- DIRECTIONS FOR THIS TASK: Don't include pictures. Quote the lines below from the first through the line that contains "return (H - B - y) / ph".
* BEGIN INPUT RECORDS *
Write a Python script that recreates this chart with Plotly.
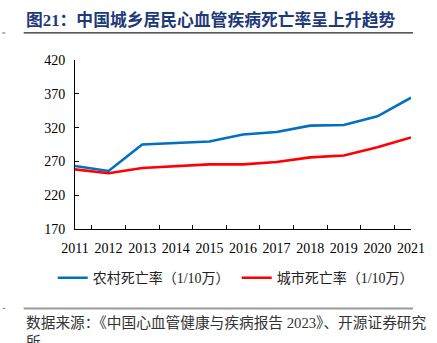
import plotly.graph_objects as go

years = ["2011", "2012", "2013", "2014", "2015", "2016", "2017", "2018", "2019", "2020", "2021"]
rural = [263.1, 255.8, 295.0, 297.5, 299.4, 309.7, 313.6, 322.9, 323.9, 336.7, 364.2]
urban = [258.2, 252.4, 260.2, 263.1, 265.6, 265.6, 269.0, 275.9, 278.8, 291.0, 305.4]
y_ticks = [170, 220, 270, 320, 370, 420]

title_text = "图21：中国城乡居民心血管疾病死亡率呈上升趋势"
source_text = "数据来源：《中国心血管健康与疾病报告 2023》、开源证券研究<br>所"

FONT = "Liberation Serif, Noto Sans CJK SC, serif"

fig = go.Figure()
fig.add_trace(go.Scatter(x=years, y=rural, mode="lines", name="农村死亡率（1/10万）",
                         line=dict(color="#0070C0", width=2.6)))
fig.add_trace(go.Scatter(x=years, y=urban, mode="lines", name="城市死亡率（1/10万）",
                         line=dict(color="#FF0000", width=2.6)))

W, H = 437, 343
L, R, T, B = 75, 15, 59.5, 113.5
pw = W - L - R
ph = H - T - B

def px(x):
    return (x - L) / pw

def py(y):
    return (H - B - y) / ph

fig.update_layout(
    width=W, height=H,
    margin=dict(l=L, r=R, t=T, b=B),
    paper_bgcolor="white", plot_bgcolor="white",
    font=dict(family=FONT, size=14, color="#000000"),
    showlegend=True,
    legend=dict(orientation="h", x=px(52), y=py(279), xanchor="left", yanchor="middle",
                font=dict(family=FONT, size=14, color="#222222"),
                entrywidth=139, entrywidthmode="pixels", tracegroupgap=0,
                bgcolor="rgba(0,0,0,0)", itemclick=False),
    xaxis=dict(type="category", showgrid=False, showline=True, linecolor="#000000", linewidth=1,
               ticks="inside", ticklen=4, tickcolor="#000000", tickson="boundaries",
               tickangle=0, ticklabelstandoff=6,
               tickfont=dict(family=FONT, size=14, color="#000000"), zeroline=False,
               fixedrange=True),
    yaxis=dict(range=[170, 420], tickvals=y_ticks, showgrid=False, showline=True,
               linecolor="#000000", linewidth=1, ticks="inside", ticklen=4, tickcolor="#000000",
               tickfont=dict(family=FONT, size=14, color="#000000"), zeroline=False,
               ticklabelstandoff=6, fixedrange=True),
)

# title
fig.add_annotation(text="<b>" + title_text + "</b>", xref="paper", yref="paper",
                   x=px(22), y=py(19), xanchor="left", yanchor="middle", showarrow=False,
                   font=dict(family=FONT, size=16.8, color="#1F3A78"))
fig.add_shape(type="line", xref="paper", yref="paper", x0=px(22), x1=px(424), y0=py(32.3), y1=py(32.3),
              line=dict(color="#222222", width=1.2))
fig.add_shape(type="line", xref="paper", yref="paper", x0=px(0), x1=px(3), y0=py(32.3), y1=py(32.3),
              line=dict(color="#666666", width=1))
# bottom rule
fig.add_shape(type="line", xref="paper", yref="paper", x0=px(22), x1=px(424), y0=py(309.5), y1=py(309.5),
              line=dict(color="#999999", width=2))
fig.add_shape(type="line", xref="paper", yref="paper", x0=px(0), x1=px(3), y0=py(309.5), y1=py(309.5),
              line=dict(color="#888888", width=1))
# source
fig.add_annotation(text=source_text, xref="paper", yref="paper",
                   x=px(22), y=py(314), xanchor="left", yanchor="top", showarrow=False, align="left",
                   font=dict(family=FONT, size=14.7, color="#333333"))

fig.write_html("out.html")
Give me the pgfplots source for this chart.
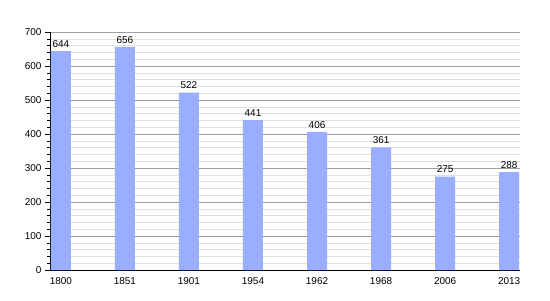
\documentclass[border=0pt]{standalone}
\usepackage{pgfplots}
\pgfplotsset{compat=1.18}
\usepackage{fontspec}
\setmainfont{Liberation Sans}
\definecolor{barblue}{HTML}{99AEFF}
\begin{document}
\begin{tikzpicture}[x=1bp,y=1bp]
\path (0,0) rectangle (550,300);
\begin{axis}[
  at={(50bp,30bp)}, anchor=south west,
  scale only axis, width=470bp, height=238bp,
  ymin=0, ymax=700,
  xmin=-0.17, xmax=7.17,
  xtick=data,
  xticklabels={1800,1851,1901,1954,1962,1968,2006,2013},
  ytick={0,100,...,700},
  minor y tick num=4,
  axis x line*=bottom, axis y line*=left,
  axis line style={black, line width=0.8pt, -},
  ymajorgrids, yminorgrids,
  major grid style={draw=gray!75, line width=0.5pt},
  minor grid style={draw=gray!25, line width=0.5pt},
  xtick style={draw=none},
  ytick style={black, line width=0.5pt},
  tick align=outside,
  major tick length=5bp, minor tick length=3bp,
  ticklabel style={font=\fontsize{10}{11}\selectfont},
  xticklabel style={yshift=1bp},
  /pgf/number format/assume math mode=true,
  ybar, bar width=20bp,
  nodes near coords,
  every node near coord/.append style={font=\fontsize{10}{11}\selectfont, black, inner sep=1bp, yshift=2.5bp},
  clip=false,
]
\addplot[fill=barblue, draw=none] coordinates {(0,644) (1,656) (2,522) (3,441) (4,406) (5,361) (6,275) (7,288)};
\end{axis}
\end{tikzpicture}
\end{document}
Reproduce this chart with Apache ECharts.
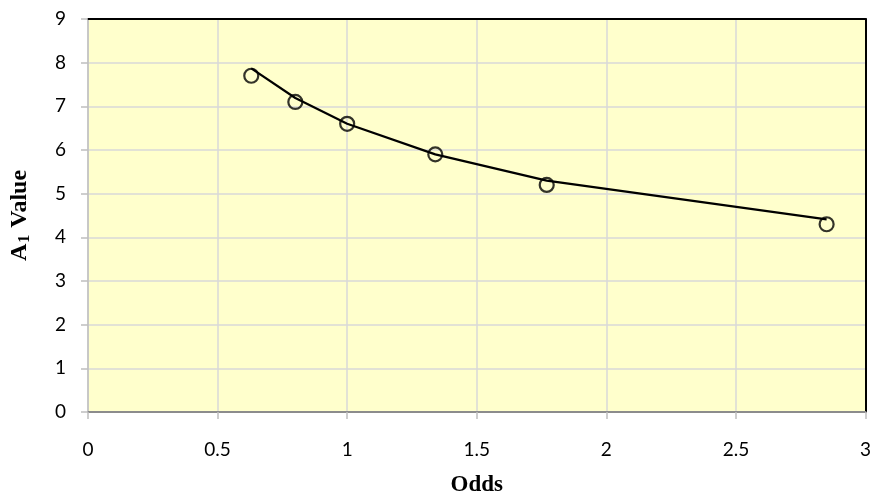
<!DOCTYPE html>
<html><head><meta charset="utf-8">
<script src="https://cdn.jsdelivr.net/npm/echarts@6/dist/echarts.min.js"></script>
<style>html,body{margin:0;padding:0;background:#fff}#c{width:874px;height:502px}</style>
</head><body><div id="c"></div>
<script>
var oddsX = [0.63, 0.80, 1.00, 1.34, 1.77, 2.85];
var a1Values = [7.7, 7.1, 6.6, 5.9, 5.2, 4.3];
var fitX = [0.63, 0.80, 1.00, 1.34, 1.77, 2.85];
var fitValues = [7.87, 7.19, 6.6, 5.9, 5.3, 4.41];
var xTicks = [0, 0.5, 1, 1.5, 2, 2.5, 3];
var yTicks = [0,1,2,3,4,5,6,7,8,9];

function pairs(xs, ys){ return xs.map(function(x,i){return [x, ys[i]];}); }

var tickFont = {fontFamily:'Lato, Open Sans, sans-serif', fontSize:19, color:'#000'};
var chart = echarts.init(document.getElementById('c'));
chart.setOption({
  animation:false,
  grid:{left:88,right:8,top:19,bottom:85,show:true,backgroundColor:'#FFFFCC',borderWidth:0},
  xAxis:[{
    type:'value',min:0,max:3,interval:0.5,
    name:'Odds',nameLocation:'middle',nameGap:62,
    nameTextStyle:{fontFamily:'Liberation Serif',fontWeight:'bold',fontSize:23,color:'#000'},
    axisLine:{show:true,lineStyle:{color:'#8c8c8c',width:2}},
    axisTick:{show:true,length:7,lineStyle:{color:'#bfbfbf',width:1.5}},
    axisLabel:Object.assign({margin:28,formatter:function(v){return String(v);}},tickFont),
    splitLine:{show:true,lineStyle:{color:'#d9d9d9',width:1.5}}
  },{
    type:'value',position:'top',min:0,max:3,
    axisLine:{show:true,onZero:false,lineStyle:{color:'#000',width:2}},
    axisTick:{show:false},axisLabel:{show:false},splitLine:{show:false}
  }],
  yAxis:[{
    type:'value',min:0,max:9,interval:1,
    name:'{a|A}{s|1}{a| Value}',nameLocation:'middle',nameGap:55,nameRotate:90,
    nameTextStyle:{rich:{
      a:{fontFamily:'Liberation Serif',fontWeight:'bold',fontSize:24,color:'#000'},
      s:{fontFamily:'Liberation Serif',fontWeight:'bold',fontSize:16,color:'#000',padding:[10,1,0,1]}
    }},
    axisLine:{show:true,lineStyle:{color:'#bfbfbf',width:1.5}},
    axisTick:{show:true,length:7,lineStyle:{color:'#bfbfbf',width:1.5}},
    axisLabel:Object.assign({margin:22},tickFont),
    splitLine:{show:true,lineStyle:{color:'#d9d9d9',width:1.5}}
  },{
    type:'value',position:'right',min:0,max:9,
    axisLine:{show:true,onZero:false,lineStyle:{color:'#000',width:2}},
    axisTick:{show:false},axisLabel:{show:false},splitLine:{show:false}
  }],
  series:[{
    type:'line',data:pairs(fitX, fitValues),showSymbol:false,symbol:'none',
    lineStyle:{color:'#000',width:2.2},z:3
  },{
    type:'scatter',data:pairs(oddsX, a1Values),symbol:'circle',symbolSize:14,
    itemStyle:{color:'rgba(0,0,0,0)',borderColor:'#000',borderWidth:2.2},z:4
  }]
});
</script></body></html>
* END INPUT RECORDS *
- SOLUTION FOR THIS PROBLEM:
Write a Python script that recreates this chart with Plotly.
import plotly.graph_objects as go

years = ["2011", "2012", "2013", "2014", "2015", "2016", "2017", "2018", "2019", "2020", "2021"]
rural = [263.1, 255.8, 295.0, 297.5, 299.4, 309.7, 313.6, 322.9, 323.9, 336.7, 364.2]
urban = [258.2, 252.4, 260.2, 263.1, 265.6, 265.6, 269.0, 275.9, 278.8, 291.0, 305.4]
y_ticks = [170, 220, 270, 320, 370, 420]

title_text = "图21：中国城乡居民心血管疾病死亡率呈上升趋势"
source_text = "数据来源：《中国心血管健康与疾病报告 2023》、开源证券研究<br>所"

FONT = "Liberation Serif, Noto Sans CJK SC, serif"

fig = go.Figure()
fig.add_trace(go.Scatter(x=years, y=rural, mode="lines", name="农村死亡率（1/10万）",
                         line=dict(color="#0070C0", width=2.6)))
fig.add_trace(go.Scatter(x=years, y=urban, mode="lines", name="城市死亡率（1/10万）",
                         line=dict(color="#FF0000", width=2.6)))

W, H = 437, 343
L, R, T, B = 75, 15, 59.5, 113.5
pw = W - L - R
ph = H - T - B

def px(x):
    return (x - L) / pw

def py(y):
    return (H - B - y) / ph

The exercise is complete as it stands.